### Direction:
Pick out the lines below with "chart" and list them.

### Entries shown:
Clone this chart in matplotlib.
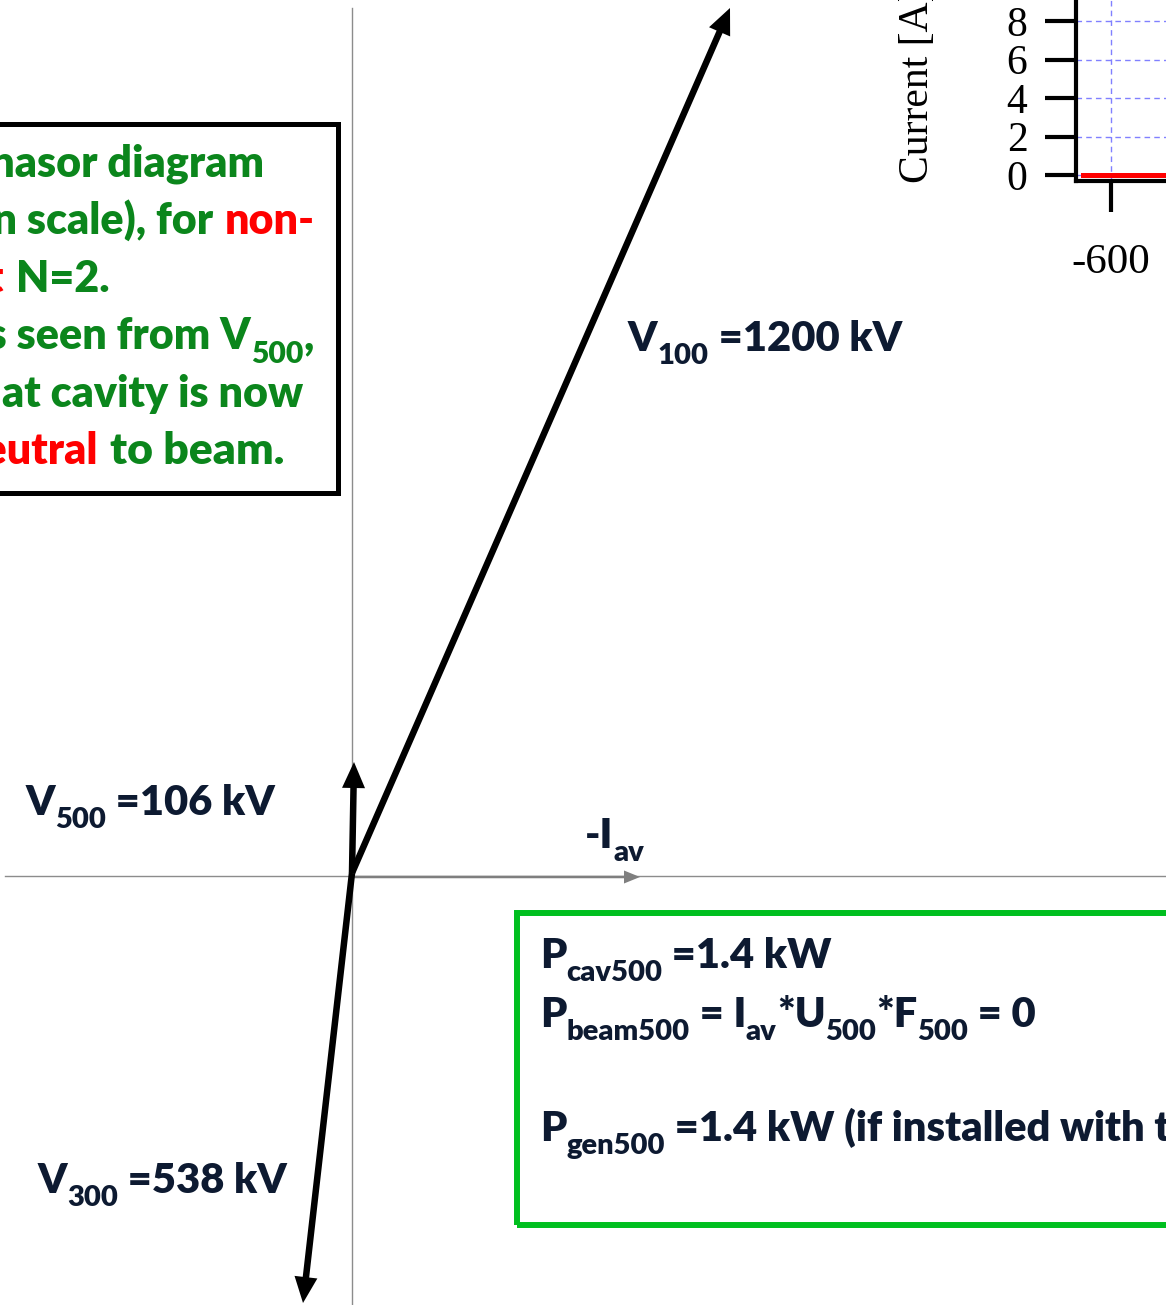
import matplotlib.pyplot as plt
from matplotlib.patches import Rectangle

W, H = 1166, 1305

# phasors: label, amplitude and drawn components (diagram is not in scale)
phasor_names = ['100', '500', '300']
phasor_kv = [1200, 106, 538]
phasor_dx = [378, 2, -49]
phasor_dy = [868, 114, -427]
iav_dx = 288
iav_dy = 0

# small current plot in the corner
inset_x = [-640, -400, -200, 0, 200, 400, 650]
inset_current = [0, 0, 0, 0, 0, 0, 0]
inset_xticks = [-600, -400, -200, 0, 200, 400, 600]
inset_yticks = [0, 2, 4, 6, 8, 10, 12, 14, 16, 18]

navy = '#0d1a31'
green = '#0b861c'
red = '#ff0000'

plt.rcParams['font.family'] = ['Lato', 'DejaVu Sans']
plt.rcParams['font.weight'] = 'heavy'
plt.rcParams['axes.unicode_minus'] = False

fig = plt.figure(figsize=(W / 100, H / 100), dpi=100)
renderer = fig.canvas.get_renderer()

# phasor diagram, origin at pixel (352, 876)
ox, oy = 352, 876
ax = fig.add_axes([0, 0, 1, 1])
ax.set_xlim(-ox, W - ox)
ax.set_ylim(-(H - oy), oy)
ax.axis('off')

ax.plot([0, 0], [-(H - oy), oy - 8], color='#8c8c8c', lw=1)
ax.plot([5 - ox, W - ox], [0, 0], color='#8c8c8c', lw=1)

for dx, dy in zip(phasor_dx, phasor_dy):
    ax.arrow(0, 3, dx, dy - 3, width=6.5, head_width=23, head_length=26,
             length_includes_head=True, fc='black', ec='black', lw=0, zorder=3)
ax.arrow(0, -1, iav_dx, iav_dy, width=2.5, head_width=13, head_length=16,
         length_includes_head=True, fc='#7f7f7f', ec='#7f7f7f', lw=0, zorder=2)


def put(x, y, s, **kw):
    kw.setdefault('va', 'baseline')
    kw.setdefault('fontsize', 30)
    kw.setdefault('color', navy)
    return fig.text(x / W, 1 - y / H, s, **kw)


def text_width(s, size):
    a = fig.text(0, 0, '|' + s + '|', fontsize=size)
    b = fig.text(0, 0, '||', fontsize=size)
    w = a.get_window_extent(renderer).width - b.get_window_extent(renderer).width
    a.remove()
    b.remove()
    return w


def rich(x, y, runs, size=30, ha='left', color=navy):
    # runs: (text, is_subscript[, colour])
    parts = []
    for r in runs:
        s, sub = r[0], r[1]
        c = r[2] if len(r) > 2 else color
        fs = size * 0.7 if sub else size
        parts.append((s, fs, sub, c, text_width(s, fs)))
    if ha == 'right':
        x -= sum(p[4] for p in parts)
    for s, fs, sub, c, w in parts:
        yy = y + 0.32 * size * 100 / 72 if sub else y
        put(x, yy, s, fontsize=fs, color=c)
        x += w


# phasor labels
label_pos = [(628, 351), (26, 815), (38, 1193)]
for name, kv, (x, y) in zip(phasor_names, phasor_kv, label_pos):
    rich(x, y, [('V', 0), (name, 1), (' =%d kV' % kv, 0)])
rich(585, 848, [('-I', 0), ('av', 1)])

# left note box
fig.add_artist(Rectangle((-10 / W, 1 - 493 / H), 348 / W, 369 / H,
                         transform=fig.transFigure, fill=False,
                         ec='black', lw=3.6))
fs = 31
put(264, 177, 'Phasor diagram', ha='right', color=green, fontsize=fs)
put(213, 234, '(not in scale), for', ha='right', color=green, fontsize=fs)
put(225, 234, 'non-', ha='left', color=red, fontsize=fs)
put(4, 292, 'resonant', ha='right', color=red, fontsize=fs)
put(16, 292, 'N=2.', ha='left', color=green, fontsize=fs)
rich(314, 349, [('As seen from V', 0), ('500', 1), (',', 0)],
     size=fs, ha='right', color=green)
put(303, 407, 'that cavity is now', ha='right', color=green, fontsize=fs)
put(98, 464, 'neutral', ha='right', color=red, fontsize=fs)
put(110, 464, 'to beam.', ha='left', color=green, fontsize=32)

# power box
fig.add_artist(Rectangle((517 / W, 1 - 1225 / H), 700 / W, 312 / H,
                         transform=fig.transFigure, fill=False,
                         ec='#00bf1f', lw=4.3))
rich(540, 968, [('P', 0), ('cav500', 1), (' =1.4 kW', 0)])
rich(540, 1027, [('P', 0), ('beam500', 1), (' = I', 0), ('av', 1), ('*U', 0),
                 ('500', 1), ('*F', 0), ('500', 1), (' = 0', 0)])
rich(540, 1141, [('P', 0), ('gen500', 1),
                 (' =1.4 kW (if installed with tuner)', 0)])

# current plot
serif = ['Liberation Serif', 'DejaVu Serif']
ins = fig.add_axes([1076 / W, 1 - 181 / H, 910 / W, 391 / H])
ins.plot(inset_x, inset_current, color=red, lw=3.6, zorder=3)
ins.set_xlim(-650, 650)
ins.set_ylim(-0.31, 20)
ins.set_xticks(inset_xticks)
ins.set_yticks(inset_yticks)
ins.grid(True, color='#8080ff', ls=(0, (4, 3)), lw=1)
for sp in ins.spines.values():
    sp.set_linewidth(3)
ins.tick_params(length=22, width=3, pad=13, labelsize=30)
ins.tick_params(axis='x', pad=23, labelsize=31)
for lab in ins.get_xticklabels() + ins.get_yticklabels():
    lab.set_fontfamily(serif)
    lab.set_fontweight('normal')
put(918, 183, 'Current [A]', rotation=90, ha='center', va='bottom',
    family=serif, fontweight='normal', fontsize=30, color='black')

fig.savefig('out.png', dpi=100)
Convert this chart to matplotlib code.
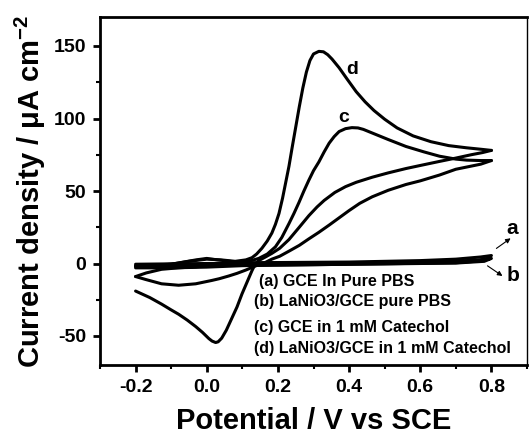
import matplotlib
matplotlib.use("Agg")
import matplotlib.pyplot as plt
from matplotlib.ticker import MultipleLocator

plt.rcParams['font.family'] = ['Liberation Sans', 'DejaVu Sans']
plt.rcParams['font.weight'] = 'bold'
plt.rcParams['axes.unicode_minus'] = False
plt.rcParams['mathtext.fontset'] = 'custom'
plt.rcParams['mathtext.rm'] = 'Liberation Sans:bold'
plt.rcParams['mathtext.it'] = 'Liberation Sans:bold'
plt.rcParams['mathtext.bf'] = 'Liberation Sans:bold'
plt.rcParams['mathtext.default'] = 'regular'

# (d) LaNiO3/GCE in 1 mM Catechol
d_fwd_x = [-0.20, -0.15, -0.10, -0.05, 0.00, 0.04, 0.08, 0.11, 0.127, 0.14, 0.155, 0.17,
           0.183, 0.193, 0.203, 0.213, 0.222, 0.231, 0.24, 0.25, 0.26, 0.27, 0.28, 0.29,
           0.30, 0.315, 0.328, 0.34, 0.352, 0.372, 0.395, 0.42, 0.445, 0.47, 0.50, 0.535,
           0.58, 0.63, 0.68, 0.73, 0.77, 0.80]
d_fwd_y = [-2.0, -1.5, -0.5, 1.5, 3.0, 2.5, 1.5, 2.5, 4.0, 6.5, 10.5, 15.5,
           21.0, 27.0, 34.5, 45.0, 56.0, 67.0, 80.0, 94.0, 108.0, 121.0, 132.0, 140.0,
           144.5, 146.3, 146.0, 144.0, 141.0, 135.0, 127.0, 118.5, 111.5, 105.5, 99.5, 93.5,
           88.0, 84.0, 81.3, 79.8, 78.8, 78.0]
d_rev_x = [0.80, 0.775, 0.743, 0.70, 0.654, 0.60, 0.56, 0.51, 0.465, 0.42, 0.39, 0.36,
           0.33, 0.31, 0.287, 0.26, 0.231, 0.205, 0.183, 0.165, 0.146, 0.135, 0.127,
           0.113, 0.099, 0.085, 0.07, 0.055, 0.042, 0.032, 0.025, 0.015, 0.006, -0.012,
           -0.031, -0.055, -0.079, -0.10, -0.127, -0.16, -0.20]
d_rev_y = [78.0, 76.5, 75.0, 72.7, 70.4, 67.6, 65.5, 62.5, 59.5, 56.0, 53.0, 49.0,
           43.5, 39.0, 33.0, 25.0, 16.5, 10.5, 7.0, 4.5, 2.0, -1.0, -5.0,
           -13.0, -21.0, -30.0, -38.0, -46.0, -51.5, -54.0, -54.5, -53.5, -51.8, -47.5,
           -43.5, -39.0, -35.0, -32.0, -28.0, -23.5, -19.0]

# (c) GCE in 1 mM Catechol
c_fwd_x = [-0.20, -0.17, -0.127, -0.08, -0.031, 0.025, 0.07, 0.10, 0.125, 0.146, 0.17,
           0.193, 0.211, 0.231, 0.245, 0.259, 0.273, 0.287, 0.30, 0.315, 0.33, 0.344,
           0.358, 0.372, 0.39, 0.408, 0.425, 0.44, 0.465, 0.51, 0.56, 0.61, 0.654, 0.70,
           0.73, 0.77, 0.80]
c_fwd_y = [-9.0, -6.5, -4.0, -3.0, -2.3, -1.0, 0.0, 0.8, 2.0, 3.5, 6.5,
           11.5, 18.0, 27.5, 34.5, 42.0, 50.0, 57.5, 64.0, 70.0, 77.0, 83.0,
           87.5, 91.0, 93.0, 93.7, 93.5, 92.5, 90.0, 85.5, 80.7, 77.0, 74.0, 72.0,
           71.3, 71.0, 71.0]
c_rev_x = [0.80, 0.77, 0.73, 0.70, 0.654, 0.60, 0.56, 0.51, 0.465, 0.43, 0.40, 0.372,
           0.344, 0.315, 0.287, 0.26, 0.231, 0.205, 0.183, 0.165, 0.138, 0.11, 0.085,
           0.062, 0.035, 0.014, -0.031, -0.079, -0.127, -0.172, -0.20]
c_rev_y = [71.0, 68.5, 66.5, 65.0, 61.0, 57.0, 54.5, 50.5, 46.0, 41.5, 36.5, 31.5,
           26.5, 21.5, 17.0, 12.5, 8.5, 5.0, 3.0, 0.8, -1.6, -4.5, -6.8,
           -8.6, -10.5, -11.7, -14.0, -15.0, -14.0, -11.0, -9.0]

# (a) GCE in pure PBS
a_x = [-0.20, 0.00, 0.20, 0.40, 0.60, 0.70, 0.76, 0.80, 0.78, 0.70, 0.50, 0.30, 0.10, -0.10, -0.20]
a_y = [-0.5, 0.0, 0.3, 0.6, 1.0, 1.6, 2.4, 3.5, 1.5, 0.3, -0.3, -0.8, -1.2, -1.8, -2.0]

# (b) LaNiO3/GCE in pure PBS
b_x = [-0.20, -0.10, -0.03, 0.00, 0.03, 0.10, 0.40, 0.60, 0.70, 0.77, 0.80, 0.78, 0.70,
       0.40, 0.10, 0.00, -0.10, -0.20]
b_y = [-1.5, -0.5, 2.5, 3.5, 2.5, 0.5, 1.0, 2.0, 3.0, 4.5, 5.5, 2.0, 0.5,
       -0.5, -1.5, -2.5, -3.0, -3.0]

legend_lines = ["(a) GCE In Pure PBS", "(b) LaNiO3/GCE pure PBS",
                "(c) GCE in 1 mM Catechol", "(d) LaNiO3/GCE in 1 mM Catechol"]
legend_x = [0.146, 0.132, 0.132, 0.132]
legend_y = [-12.1, -26.5, -44.0, -58.6]

x_ticks = [-0.2, 0.0, 0.2, 0.4, 0.6, 0.8]
y_ticks = [-50, 0, 50, 100, 150]

fig = plt.figure(figsize=(5.30, 4.34), dpi=100)
ax = fig.add_axes([100/530, 1 - 365/434, 427/530, 348/434])

lw = 2.2
for xs, ys in [(a_x, a_y), (b_x, b_y), (c_fwd_x, c_fwd_y), (c_rev_x, c_rev_y),
               (d_fwd_x, d_fwd_y), (d_rev_x, d_rev_y)]:
    ax.plot(xs, ys, color='black', lw=lw, solid_joinstyle='round', solid_capstyle='round')

ax.set_xlim(-0.3, 0.9)
ax.set_ylim(-70, 170)
ax.set_xticks(x_ticks)
ax.set_xticklabels(["%.1f" % v for v in x_ticks])
ax.set_yticks(y_ticks)
ax.xaxis.set_minor_locator(MultipleLocator(0.1))
ax.yaxis.set_minor_locator(MultipleLocator(25))
ax.tick_params(which='major', direction='out', length=5, width=2, labelsize=14, pad=5)
ax.tick_params(which='minor', direction='out', length=3, width=1.5)
ax.tick_params(top=False, right=False, which='both')
for lab in ax.get_xticklabels() + ax.get_yticklabels():
    lab.set_fontweight('bold')

for side in ['left', 'bottom', 'top']:
    ax.spines[side].set_linewidth(2.0)
ax.spines['right'].set_linewidth(1.0)

ax.set_xlabel("Potential / V vs SCE", fontsize=21, fontweight='bold', labelpad=8)
ax.set_ylabel("Current density / μA cm$^{-2}$", fontsize=21, fontweight='bold', labelpad=4)

for t, x, y in zip(legend_lines, legend_x, legend_y):
    ax.text(x, y, t, fontsize=11.5, fontweight='bold', ha='left', va='center')

ax.text(0.408, 134, "d", fontsize=14, fontweight='bold', ha='center', va='center')
ax.text(0.386, 101, "c", fontsize=14, fontweight='bold', ha='center', va='center')
ax.text(0.858, 24, "a", fontsize=15, fontweight='bold', ha='center', va='center')
ax.text(0.860, -8, "b", fontsize=15, fontweight='bold', ha='center', va='center')
ax.annotate('', xy=(0.854, 17.4), xytext=(0.814, 10.4),
            arrowprops=dict(arrowstyle='-|>', lw=0.8, color='black', mutation_scale=7,
                            shrinkA=0, shrinkB=0))
ax.annotate('', xy=(0.831, -8.6), xytext=(0.789, -1.6),
            arrowprops=dict(arrowstyle='-|>', lw=0.8, color='black', mutation_scale=7,
                            shrinkA=0, shrinkB=0))

fig.savefig("out.png", dpi=100)
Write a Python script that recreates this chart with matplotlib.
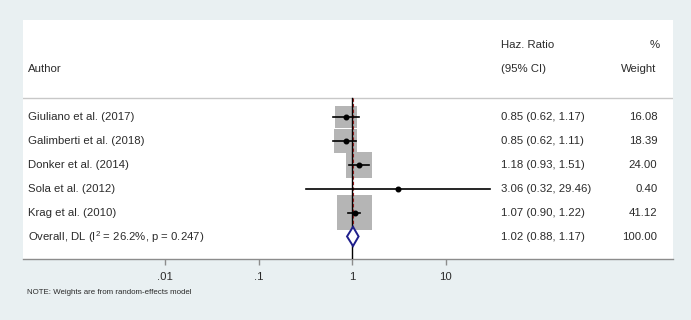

### Right answer:
Clone this chart in matplotlib.
Convert this chart to matplotlib code.
Write a Python script that recreates this chart with matplotlib.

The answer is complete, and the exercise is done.